Dustin, Devin and Danielle Wahl attempted to be the first three siblings to swim the English Channel simultaneously. Devin and Danielle completed the swim, but Dustin fell short. (Courtesy of DeeAnna Wahl)

In the end, the odds were too much for the three Wahls.

Devin and Danielle Wahl completed their English Channel swim Sunday. The 21-mile crossing in 64-degree water was more harrowing and painful than they expected. Their younger brother Dustin was forced to quit 13 miles in, overcome with cramps and nausea.

The goal of being the first three siblings to swim the Channel simultaneously—statistically, they had about a one-in-eight chance of success—remained elusive. But their sense of accomplishment was huge.

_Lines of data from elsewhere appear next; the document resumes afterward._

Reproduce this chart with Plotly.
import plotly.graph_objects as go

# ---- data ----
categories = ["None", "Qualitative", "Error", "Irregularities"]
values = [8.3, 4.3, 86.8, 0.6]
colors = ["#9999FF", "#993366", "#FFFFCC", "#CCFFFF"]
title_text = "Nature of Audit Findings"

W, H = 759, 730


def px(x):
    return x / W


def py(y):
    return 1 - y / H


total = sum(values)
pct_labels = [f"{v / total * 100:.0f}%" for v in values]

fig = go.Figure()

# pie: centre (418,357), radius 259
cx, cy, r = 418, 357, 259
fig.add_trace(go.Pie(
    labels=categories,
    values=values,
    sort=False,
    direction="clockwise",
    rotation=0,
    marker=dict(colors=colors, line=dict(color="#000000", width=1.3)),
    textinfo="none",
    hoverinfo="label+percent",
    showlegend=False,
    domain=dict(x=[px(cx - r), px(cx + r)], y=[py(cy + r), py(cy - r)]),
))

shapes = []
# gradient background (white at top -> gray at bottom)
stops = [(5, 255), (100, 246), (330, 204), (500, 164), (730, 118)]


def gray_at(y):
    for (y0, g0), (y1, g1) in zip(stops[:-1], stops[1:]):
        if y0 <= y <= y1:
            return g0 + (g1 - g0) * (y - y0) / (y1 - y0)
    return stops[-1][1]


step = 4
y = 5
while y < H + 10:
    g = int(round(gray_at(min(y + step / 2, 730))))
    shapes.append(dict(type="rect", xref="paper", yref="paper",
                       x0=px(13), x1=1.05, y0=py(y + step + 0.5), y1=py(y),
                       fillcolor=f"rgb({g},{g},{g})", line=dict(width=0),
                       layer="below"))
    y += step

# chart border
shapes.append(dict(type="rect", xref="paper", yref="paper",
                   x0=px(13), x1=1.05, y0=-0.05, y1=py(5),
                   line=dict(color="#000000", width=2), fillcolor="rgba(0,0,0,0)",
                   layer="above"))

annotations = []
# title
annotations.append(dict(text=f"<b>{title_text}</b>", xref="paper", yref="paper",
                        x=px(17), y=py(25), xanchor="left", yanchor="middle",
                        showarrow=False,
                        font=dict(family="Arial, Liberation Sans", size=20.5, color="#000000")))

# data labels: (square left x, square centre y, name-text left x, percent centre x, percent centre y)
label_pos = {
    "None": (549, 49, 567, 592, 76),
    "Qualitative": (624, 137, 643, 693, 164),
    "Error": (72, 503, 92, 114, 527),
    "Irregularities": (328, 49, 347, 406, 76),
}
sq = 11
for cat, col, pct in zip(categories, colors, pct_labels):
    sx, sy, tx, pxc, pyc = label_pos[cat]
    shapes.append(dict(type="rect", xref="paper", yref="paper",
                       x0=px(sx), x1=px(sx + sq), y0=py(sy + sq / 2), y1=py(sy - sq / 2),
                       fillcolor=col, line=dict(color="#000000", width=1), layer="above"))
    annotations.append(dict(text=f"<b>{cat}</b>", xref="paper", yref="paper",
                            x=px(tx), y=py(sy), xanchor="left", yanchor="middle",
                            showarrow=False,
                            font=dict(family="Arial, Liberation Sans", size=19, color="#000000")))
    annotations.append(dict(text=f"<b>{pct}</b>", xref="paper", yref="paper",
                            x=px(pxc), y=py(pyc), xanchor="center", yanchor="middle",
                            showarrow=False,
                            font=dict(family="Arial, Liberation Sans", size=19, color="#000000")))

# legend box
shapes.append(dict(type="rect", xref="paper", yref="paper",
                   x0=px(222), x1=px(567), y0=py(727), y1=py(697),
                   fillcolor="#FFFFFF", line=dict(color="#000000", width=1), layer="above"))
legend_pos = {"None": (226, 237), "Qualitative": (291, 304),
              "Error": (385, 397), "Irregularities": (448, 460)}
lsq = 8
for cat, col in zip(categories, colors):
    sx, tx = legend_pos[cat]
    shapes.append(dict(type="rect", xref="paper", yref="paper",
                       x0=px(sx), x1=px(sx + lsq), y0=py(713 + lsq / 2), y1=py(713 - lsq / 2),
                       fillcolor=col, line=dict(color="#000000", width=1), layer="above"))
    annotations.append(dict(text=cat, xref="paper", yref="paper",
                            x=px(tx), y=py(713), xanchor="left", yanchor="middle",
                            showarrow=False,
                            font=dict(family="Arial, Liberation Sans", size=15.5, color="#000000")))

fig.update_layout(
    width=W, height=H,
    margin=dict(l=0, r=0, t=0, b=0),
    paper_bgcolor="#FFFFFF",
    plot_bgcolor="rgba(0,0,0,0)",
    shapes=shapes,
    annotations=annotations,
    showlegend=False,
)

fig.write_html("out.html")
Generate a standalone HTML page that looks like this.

“I’ve done a lot of endurance events, but as far as the mental aspect is concerned, this was by far the hardest challenge I’ve faced,” said Devin, 24, who has completed two Ironman-distance triathlons. “All the stories are true.”

His younger sister, Danielle, 21, swam the Channel last year, recording the season’s fastest time by an American. This year it was harder and took an hour longer.

Dustin, Danielle and Devin Wahl in Loveland, Colorado. (Courtesy of Devin Wahl)

“I wasn’t feeling particularly great, but I got the job done, so there’s nothing to complain about,” she said.

Devin finished in 11 hours flat; his sister was 13 minutes faster.

Dustin, 19, was philosophical, and generous in his praise of his older brother and sister.

“It was an attempt. It’s brutal out there,” he said. “I’d rather do something great and fail than do nothing and succeed.”

As in her previous Channel swim, Danielle considered quitting this time, too.

“I had the e-mail all written in my head — ‘I’m so sorry I didn’t make it . . . ’ I knew exactly what I was going to say to everyone.”

In fact, she almost didn’t make it. Halfway through her seventh hour of swimming, she lost consciousness for about 10 seconds, a phenomenon that’s been seen in other people doing marathon swims in cold water. As she floated facedown in the water, her father, on the boat shadowing her, tore off his clothes and prepared to jump in to rescue her. Before he could, she came to and resumed swimming faster than before.

She made landfall at a cliff. She couldn’t climb ashore, so she tagged France and swam back to the boat.

As with many Channel swims, the Walls’ event was a charitable effort as well as an athletic one. They are raising money for research on Alzheimer’s disease, a form of dementia that afflicted one of their grandparents and an uncle. They’ve collected about $15,000 so far.

“I was thinking about the people with Alzheimer’s disease and what they and their families are going through,” Devin said. “I can have 11 hours of pain. Some of them have years of pain.”

Devin lives in Baltimore and works in a laboratory at the National Institute on Aging there. His brother and sister (and two other siblings) and their parents live in Colorado Springs.

Under the rules set by the two organizations that certify English Channel crossings, swimmers wear only bathing suits and caps. Wet suits aren’t allowed, and the athletes can’t touch the boats accompanying them or the people on them.

Scheduled for July 22, the swim was repeatedly delayed because of bad weather. Each of the siblings’ swims had its own drama.

Dustin said he “really hit the wall” about three hours into the crossing. He’d swallowed a lot of seawater, was nauseated, had been stung by a jellyfish and had cramps from the cold.

The rules allow a “support swimmer” to enter the water once an hour for encouragement (but no contact). Dustin’s assistant advised him how to stretch his aching limbs. But in the end, it wasn’t enough.

Seven hours in, Devin was in a confused state and wanted to quit.

“I went over to the boat. I was basically bonking,” he recalled the next day. “My mom said, ‘What are you doing? Keep going.’ I drank some Coca-Cola for the instant sugar boost and somehow just kept going.”

Devin did make it onto land, but he needed a guide.

For the last hour of his swim, he swapped out his regular goggles for a pair with a light stick attached so he would be visible in the dark. The goggles were dirty and he could barely see through them.

On the boat was a man named Richard who had twice attempted the Channel and failed. (He had seen a posting the siblings had put on a Web site seeking crew members for the three boats.)

Richard, who had been shouting encouragement all day, jumped into the water as Devin became disoriented several hundred yards from land. Swimming, he led him in.

“We both stood on the shore together,” Devin said. “We had just become so close. I gave him a big hug.”

The funny thing is, he never learned Richard’s last name.